Habré leído muchas veces este pasaje y no soy consciente de haberme dado cuenta de la fuerza de esta imagen: la esperanza es un ancla que agarra nuestra alma en Dios mismo. ¡Qué curioso! Justo allí, tras la cortina del Sancta Sanctorum, donde sólo el Sumo Sacerdote podía entrar; justo allí tenemos un ancla que enraíza nuestra alma, lo que somos más profunda y genuinamente cada uno. Nuestra esperanza.
Y como me gusta conocer el significado de las palabras en la RAE y jugar con ellas, he ido a buscar qué dice de la palabra “ancla”:
- f. Instrumento de hierro formado por una barra de la que salen unos ganchos, que, unido a una cadena, se lanza al fondo del agua para sujetar la embarcación. U. t. en sent. fig.
- f. Arq. Pieza de metal duro que se pone en el extremo de un tirante para asegurar la función de este, y en general cualquier elemento que una o refuerce las partes de una construcción.

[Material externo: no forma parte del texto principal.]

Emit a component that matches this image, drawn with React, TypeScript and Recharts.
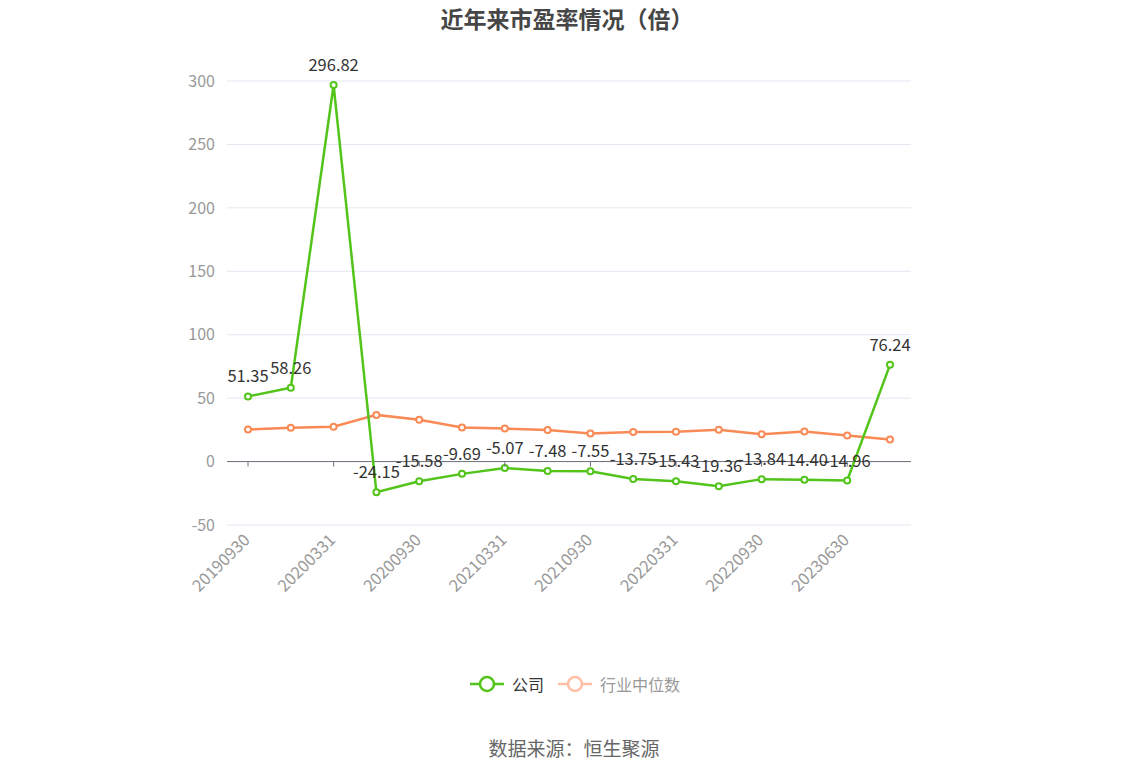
import React from 'react';
import {
  LineChart, Line, XAxis, YAxis, CartesianGrid, ReferenceLine, LabelList
} from 'recharts';

const dates = [
  '20190930', '20191231', '20200331', '20200630', '20200930', '20201231',
  '20210331', '20210630', '20210930', '20211231', '20220331', '20220630',
  '20220930', '20230331', '20230630', '20231011',
];
const companyPE = [
  51.35, 58.26, 296.82, -24.15, -15.58, -9.69, -5.07, -7.48,
  -7.55, -13.75, -15.43, -19.36, -13.84, -14.4, -14.96, 76.24,
];
const industryPE = [
  25.2, 26.6, 27.4, 36.8, 32.9, 26.8, 26.0, 24.8,
  22.1, 23.4, 23.6, 25.0, 21.5, 23.7, 20.6, 17.4,
];
const yTicks = [-50, 0, 50, 100, 150, 200, 250, 300];

const data = dates.map((d, i) => ({ date: d, company: companyPE[i], industry: industryPE[i] }));

const FONT = '"Noto Sans CJK SC", "Microsoft YaHei", sans-serif';
const GREEN = '#52C41A';
const ORANGE = '#FA8A55';

const W = 1148;
const H = 776;
const TOP = 81;
const PLOT_H = 444;
const ZERO_Y = TOP + (PLOT_H * 300) / 350;

const XTick = (props: any) => {
  const { x, y, payload } = props;
  return (
    <g>
      <line x1={x} x2={x} y1={ZERO_Y} y2={ZERO_Y + 5} stroke="#6E7079" />
      <text
        x={x + 3}
        y={y + 8}
        textAnchor="end"
        fill="#999"
        fontSize={16.5}
        fontFamily={FONT}
        transform={`rotate(-45, ${x + 3}, ${y + 8})`}
      >
        {payload.value}
      </text>
    </g>
  );
};

const LegendIcon = ({ color }: { color: string }) => (
  <svg width={34} height={18} style={{ verticalAlign: 'middle' }}>
    <line x1={0} x2={34} y1={9} y2={9} stroke={color} strokeWidth={2.5} />
    <circle cx={17} cy={9} r={7} fill="#fff" stroke={color} strokeWidth={2.5} />
  </svg>
);

export default function App() {
  return (
    <div style={{ position: 'absolute', left: 0, top: 0, width: W, height: H, background: '#fff', fontFamily: FONT }}>
      <div style={{ position: 'absolute', top: 1, left: 0, width: W - 14, textAlign: 'center', fontSize: 23, fontWeight: 'bold', color: '#464646' }}>
        近年来市盈率情况（倍）
      </div>
      <LineChart width={W} height={H} data={data} margin={{ top: TOP, right: 237, left: 167, bottom: 171 }}>
        <CartesianGrid vertical={false} stroke="#E3E7F1" />
        <XAxis
          dataKey="date"
          interval={1}
          axisLine={false}
          tickLine={false}
          padding={{ left: 21, right: 21 }}
          height={80}
          tick={<XTick />}
        />
        <YAxis
          domain={[-50, 300]}
          ticks={yTicks}
          axisLine={false}
          tickLine={false}
          width={60}
          tickMargin={6}
          tick={{ fill: '#999', fontSize: 16, fontFamily: FONT }}
        />
        <ReferenceLine y={0} stroke="#6E7079" />
        <Line
          dataKey="industry"
          stroke={ORANGE}
          strokeWidth={2.5}
          dot={{ r: 3, fill: '#fff', stroke: ORANGE, strokeWidth: 2 }}
          isAnimationActive={false}
        />
        <Line
          dataKey="company"
          stroke={GREEN}
          strokeWidth={2.5}
          dot={{ r: 3, fill: '#fff', stroke: GREEN, strokeWidth: 2 }}
          isAnimationActive={false}
        >
          <LabelList
            dataKey="company"
            position="top"
            offset={14}
            fill="#333"
            fontSize={16.5}
            fontFamily={FONT}
            formatter={(v: any) => Number(v).toFixed(2)}
          />
        </Line>
      </LineChart>
      <div style={{ position: 'absolute', top: 672, left: 0, width: W, display: 'flex', justifyContent: 'center', alignItems: 'center', fontSize: 16 }}>
        <div style={{ marginLeft: 2, display: 'flex', alignItems: 'center' }}>
          <LegendIcon color={GREEN} />
          <span style={{ color: '#333', marginLeft: 8 }}>公司</span>
          <span style={{ width: 14 }} />
          <LegendIcon color="#FDBFA6" />
          <span style={{ color: '#999', marginLeft: 8 }}>行业中位数</span>
        </div>
      </div>
      <div style={{ position: 'absolute', top: 734, left: 0, width: W, textAlign: 'center', fontSize: 19, color: '#666' }}>
        数据来源：恒生聚源
      </div>
    </div>
  );
}
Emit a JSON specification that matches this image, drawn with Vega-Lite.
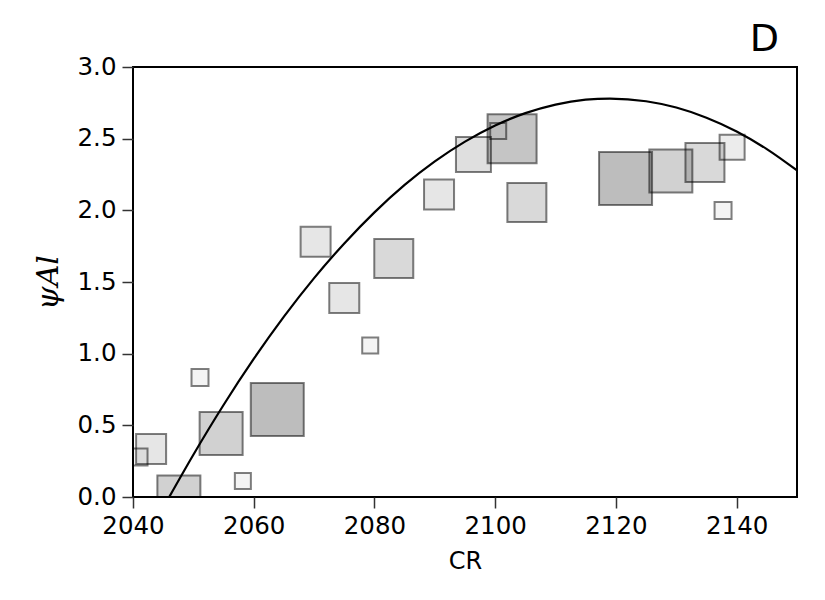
{
  "$schema": "https://vega.github.io/schema/vega-lite/v6.json",
  "width": 664,
  "height": 430,
  "autosize": {"type": "none"},
  "padding": {"left": 133, "top": 67, "right": 28, "bottom": 103},
  "background": "white",
  "config": {
    "font": "DejaVu Sans",
    "view": {"stroke": "black", "strokeWidth": 2},
    "axis": {
      "grid": false,
      "domain": false,
      "labelFlush": false,
      "labelOverlap": false,
      "tickColor": "#333",
      "tickWidth": 1.5,
      "tickSize": 11,
      "labelFont": "DejaVu Sans",
      "labelFontSize": 24.5,
      "labelColor": "black",
      "titleColor": "black",
      "titleFontWeight": "normal"
    }
  },
  "title": {
    "text": "D",
    "anchor": "end",
    "fontSize": 38,
    "fontWeight": "normal",
    "font": "DejaVu Sans",
    "color": "black",
    "offset": -5,
    "dx": -18
  },
  "datasets": {
    "pts": [
      {"cr": 2051.1, "psi": 0.834, "n": 2.83},
      {"cr": 2063.9, "psi": 0.61, "n": 8.83},
      {"cr": 2054.6, "psi": 0.443, "n": 7.17},
      {"cr": 2043.0, "psi": 0.335, "n": 5.0},
      {"cr": 2041.0, "psi": 0.279, "n": 2.83},
      {"cr": 2047.6, "psi": 0.0, "n": 7.17},
      {"cr": 2058.2, "psi": 0.112, "n": 2.67},
      {"cr": 2070.25, "psi": 1.78, "n": 5.0},
      {"cr": 2083.2, "psi": 1.664, "n": 6.5},
      {"cr": 2075.0, "psi": 1.388, "n": 5.0},
      {"cr": 2079.3, "psi": 1.057, "n": 2.67},
      {"cr": 2102.8, "psi": 2.5, "n": 8.17},
      {"cr": 2100.5, "psi": 2.553, "n": 2.67},
      {"cr": 2096.4, "psi": 2.39, "n": 5.83},
      {"cr": 2090.7, "psi": 2.11, "n": 5.0},
      {"cr": 2105.25, "psi": 2.055, "n": 6.5},
      {"cr": 2121.6, "psi": 2.222, "n": 8.83},
      {"cr": 2129.1, "psi": 2.274, "n": 7.17},
      {"cr": 2134.75, "psi": 2.334, "n": 6.5},
      {"cr": 2139.25, "psi": 2.44, "n": 4.17},
      {"cr": 2137.75, "psi": 1.999, "n": 2.83}
    ],
    "curve": [
      {"cr": 2046, "psi": 0.0},
      {"cr": 2050, "psi": 0.295},
      {"cr": 2055, "psi": 0.642},
      {"cr": 2060, "psi": 0.963},
      {"cr": 2065, "psi": 1.258},
      {"cr": 2070, "psi": 1.527},
      {"cr": 2075, "psi": 1.769},
      {"cr": 2080, "psi": 1.986},
      {"cr": 2085, "psi": 2.177},
      {"cr": 2090, "psi": 2.341},
      {"cr": 2095, "psi": 2.479},
      {"cr": 2100, "psi": 2.592},
      {"cr": 2105, "psi": 2.678},
      {"cr": 2110, "psi": 2.738},
      {"cr": 2115, "psi": 2.772},
      {"cr": 2119, "psi": 2.78},
      {"cr": 2125, "psi": 2.761},
      {"cr": 2130, "psi": 2.717},
      {"cr": 2135, "psi": 2.646},
      {"cr": 2140, "psi": 2.55},
      {"cr": 2145, "psi": 2.427},
      {"cr": 2150, "psi": 2.278}
    ]
  },
  "layer": [
    {
      "data": {"name": "pts"},
      "mark": {"type": "point", "shape": "square", "filled": false, "clip": true, "fill": "black", "stroke": "black", "strokeOpacity": 0.5, "strokeWidth": 2},
      "encoding": {
        "x": {
          "field": "cr", "type": "quantitative",
          "scale": {"domain": [2040, 2150], "nice": false, "zero": false, "padding": 0},
          "axis": {"values": [2040, 2060, 2080, 2100, 2120, 2140], "format": "d", "title": "CR", "titleFontSize": 24, "titleFont": "DejaVu Sans", "titlePadding": 12, "labelPadding": 6}
        },
        "y": {
          "field": "psi", "type": "quantitative",
          "scale": {"domain": [0, 3], "nice": false, "zero": false, "padding": 0},
          "axis": {"values": [0, 0.5, 1, 1.5, 2, 2.5, 3], "format": ".1f", "title": "ψAl", "titleFont": "DejaVu Serif", "titleFontStyle": "italic", "titleFontSize": 30, "titlePadding": 14, "labelPadding": 6}
        },
        "size": {"field": "n", "type": "quantitative", "legend": null, "scale": {"type": "pow", "exponent": 2, "domain": [0, 10], "range": [0, 3600]}},
        "fillOpacity": {"field": "n", "type": "quantitative", "legend": null, "scale": {"type": "pow", "exponent": 2, "domain": [0, 9], "range": [0.02, 0.27]}},
        "opacity": {"value": 1}
      }
    },
    {
      "data": {"name": "curve"},
      "mark": {"type": "line", "color": "black", "strokeWidth": 2.2, "clip": true, "interpolate": "monotone"},
      "encoding": {
        "x": {"field": "cr", "type": "quantitative", "scale": {"domain": [2040, 2150], "nice": false, "zero": false, "padding": 0}},
        "y": {"field": "psi", "type": "quantitative", "scale": {"domain": [0, 3], "nice": false, "zero": false, "padding": 0}}
      }
    }
  ]
}
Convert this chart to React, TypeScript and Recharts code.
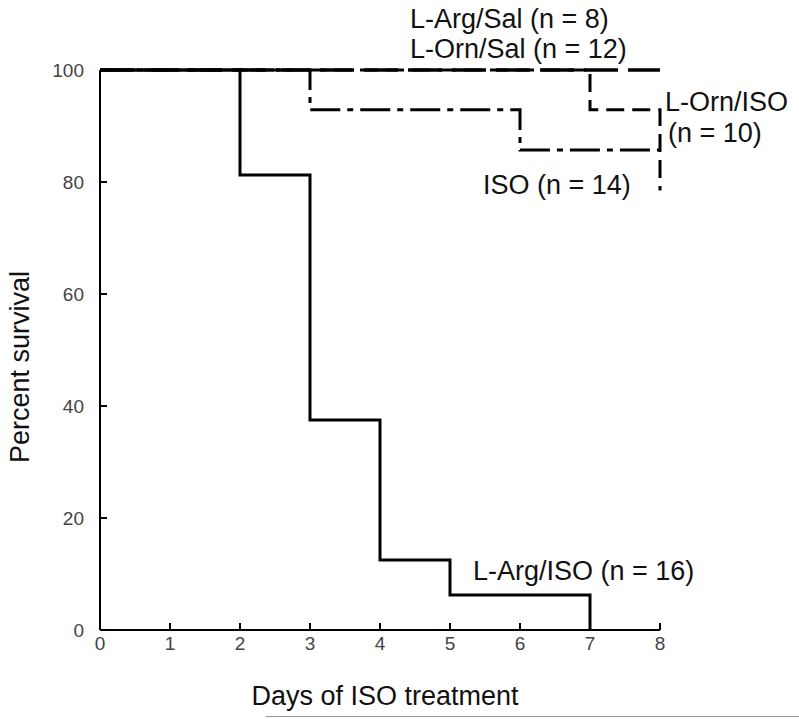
import React from "react";
import { LineChart, Line, XAxis, YAxis } from "recharts";

// Kaplan-Meier survival steps
const DAY_TICKS = [0, 1, 2, 3, 4, 5, 6, 7, 8];
const PCT_TICKS = [0, 20, 40, 60, 80, 100];

const argSal = [
  { x: 0, y: 100 },
  { x: 8, y: 100 },
];
const ornSal = [
  { x: 0, y: 100 },
  { x: 8, y: 100 },
];
const iso = [
  { x: 0, y: 100 },
  { x: 3, y: 92.9 },
  { x: 6, y: 85.7 },
  { x: 8, y: 85.7 },
];
const ornIso = [
  { x: 0, y: 100 },
  { x: 7, y: 92.9 },
  { x: 8, y: 78.5 },
];
const argIso = [
  { x: 0, y: 100 },
  { x: 2, y: 81.25 },
  { x: 3, y: 37.5 },
  { x: 4, y: 12.5 },
  { x: 5, y: 6.25 },
  { x: 7, y: 0 },
];

const FONT = "'Liberation Sans', Arial, sans-serif";

const note = (left: number, top: number): React.CSSProperties => ({
  position: "absolute",
  left,
  top,
  fontFamily: FONT,
  fontSize: 27,
  color: "#111",
  whiteSpace: "nowrap",
  lineHeight: "30px",
});

export default function App() {
  return (
    <div
      style={{
        position: "absolute",
        left: 0,
        top: 0,
        width: 799,
        height: 719,
        background: "#fff",
        overflow: "hidden",
      }}
    >
      <LineChart
        width={799}
        height={719}
        margin={{ top: 70, right: 139, bottom: 59, left: 40 }}
      >
        <XAxis
          dataKey="x"
          type="number"
          domain={[0, 8]}
          ticks={DAY_TICKS}
          stroke="#000"
          strokeWidth={2}
          tickSize={-7}
          tickMargin={14}
          height={30}
          tick={{ fontSize: 19, fill: "#444", fontFamily: FONT }}
          label={{
            value: "Days of ISO treatment",
            position: "insideBottom",
            offset: -45,
            dx: 5,
            style: { fontSize: 27, fill: "#111", fontFamily: FONT },
          }}
        />
        <YAxis
          dataKey="y"
          type="number"
          domain={[0, 100]}
          ticks={PCT_TICKS}
          width={60}
          stroke="#000"
          strokeWidth={2}
          tickSize={-7}
          tickMargin={23}
          tick={{ fontSize: 19, fill: "#444", fontFamily: FONT }}
        />
        <Line
          data={argSal}
          dataKey="y"
          type="stepAfter"
          stroke="#000"
          strokeWidth={3}
          strokeDasharray="34 10"
          dot={false}
          isAnimationActive={false}
        />
        <Line
          data={ornSal}
          dataKey="y"
          type="stepAfter"
          stroke="#000"
          strokeWidth={3}
          strokeDasharray="34 10"
          dot={false}
          isAnimationActive={false}
        />
        <Line
          data={iso}
          dataKey="y"
          type="stepAfter"
          stroke="#000"
          strokeWidth={3}
          strokeDasharray="30 7 6 7"
          dot={false}
          isAnimationActive={false}
        />
        <Line
          data={ornIso}
          dataKey="y"
          type="stepAfter"
          stroke="#000"
          strokeWidth={3}
          strokeDasharray="18 8"
          dot={false}
          isAnimationActive={false}
        />
        <Line
          data={argIso}
          dataKey="y"
          type="stepAfter"
          stroke="#000"
          strokeWidth={3}
          dot={false}
          isAnimationActive={false}
        />
      </LineChart>
      <div
        style={{
          ...note(-100, 352),
          width: 240,
          textAlign: "center",
          transform: "rotate(-90deg)",
        }}
      >
        Percent survival
      </div>
      <div style={note(410, 4)}>L-Arg/Sal (n = 8)</div>
      <div style={note(410, 34)}>L-Orn/Sal (n = 12)</div>
      <div style={note(665, 87)}>L-Orn/ISO</div>
      <div style={note(668, 118)}>(n = 10)</div>
      <div style={note(483, 170)}>ISO (n = 14)</div>
      <div style={note(473, 556)}>L-Arg/ISO (n = 16)</div>
      <div
        style={{
          position: "absolute",
          left: 266,
          top: 716,
          width: 533,
          height: 0,
          borderTop: "1px solid #999",
        }}
      />
    </div>
  );
}
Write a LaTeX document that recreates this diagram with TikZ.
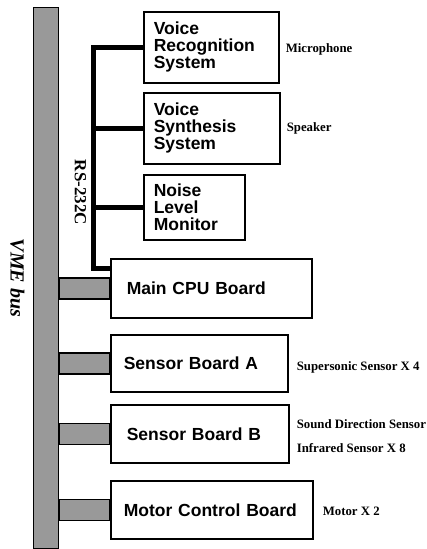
\documentclass[tikz,border=0pt]{standalone}
\usepackage{fontspec}
\setmainfont{Liberation Serif}
\newfontfamily\boardfont{Liberation Sans}
\usepackage{tikz}
\usetikzlibrary{positioning}
\tikzset{every node/.style={font=\small}}

\begin{document}
\begin{tikzpicture}[
  x=1pt, y=-1pt,
  board/.style={
    draw,
    line width=1.6pt,
    anchor=north west,
    align=left,
    inner xsep=13pt,
    inner ysep=0pt,
    font=\boardfont\bfseries\fontsize{17.5}{17}\selectfont
  },
  busfill/.style={draw, line width=1.4pt, fill=black!40},
  rsline/.style={line width=5pt},
  devlabel/.style={inner sep=0pt, align=left,
    font=\bfseries\fontsize{12.8}{24}\selectfont}
]
\useasboundingbox (0,0) rectangle (427,549);

\node (bus) [busfill, anchor=north west, inner sep=0pt,
  minimum width=25pt, minimum height=541pt] at (33,7) {};
\node (vme) [rotate=-90, font=\bfseries\itshape\fontsize{20}{20}\selectfont]
  at (17.5,278) {VME bus};

\node (vr) [board, inner xsep=10pt, text width=115pt, minimum height=71pt]
  at (143,11) {Voice\\Recognition\\System};
\node (vs) [board, inner xsep=10pt, text width=116pt, minimum height=71pt]
  at (143,92) {Voice\\Synthesis\\System};
\node (nlm) [board, inner xsep=10pt, text width=81pt, minimum height=65pt]
  at (143,174) {Noise\\Level\\Monitor};

\node (cpu) [board, inner xsep=16pt, text width=169pt, minimum height=59pt]
  at (110,258) {Main CPU Board};
\node (sa) [board, text width=151pt, minimum height=57pt]
  at (110,334) {Sensor Board A};
\node (sb) [board, inner xsep=16pt, text width=146pt, minimum height=58pt]
  at (110,404) {Sensor Board B};
\node (mc) [board, text width=176pt, minimum height=58pt]
  at (110,480) {Motor Control Board};

\node (mic) [devlabel, right=6pt of vr, yshift=-2.5pt] {Microphone};
\node (spk) [devlabel, right=6pt of vs] {Speaker};
\node (sonic) [devlabel, right=8pt of sa, yshift=-4pt] {Supersonic Sensor X 4};
\node (sdir) [devlabel, right=7pt of sb, yshift=-2pt]
  {Sound Direction Sensor\\Infrared Sensor X 8};
\node (mot) [devlabel, right=9pt of mc, yshift=-2pt] {Motor X 2};

\foreach \b in {cpu,sa,sb,mc}
  \draw[busfill] ([yshift=10.5pt]\b.west) rectangle ([yshift=-10.5pt]\b.west -| bus.east);

\coordinate (rsbot) at (93.5,268);
\draw[rsline] (vr.west) -| (rsbot) -- (rsbot -| cpu.west);
\draw[rsline] (vs.west) -- (vs.west -| rsbot);
\draw[rsline] (nlm.west) -- (nlm.west -| rsbot);
\node (rs) [rotate=-90, font=\bfseries\fontsize{17}{17}\selectfont]
  at (80.5,192.5) {RS-232C};

\end{tikzpicture}
\end{document}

La esperanza nos sujeta como barra de hierro. Solo necesitas arrojarla al mar, a la vida… Si la guardas en ti, seguirá intacta y pulida pero no te sujetará a nada mas que a ti mismo. Y será ahí, en el fondo del mar, de la vida, donde no ves ni haces pie ni sabes qué ocurre… donde te sujetará a Dios. No a otra cosa ni a otras seguridades. A Dios.
La esperanza asegura que cumplamos la función que nos es propia. Que seamos quien somos, quien estamos llamados a ser. Por eso nunca divide, sino que refuerza, une extremos, incluso lo humano y lo divino, nos une a Dios.
No hacen falta ritos ni Sumos Sacerdotes, ni sacrificios ni holocaustos. Solo la esperanza prometida.
Y lo que no te una, sujete, refuerce o no te facilite ser más tú mismo… no es de Dios. No es esperanza de la buena, la de Dios.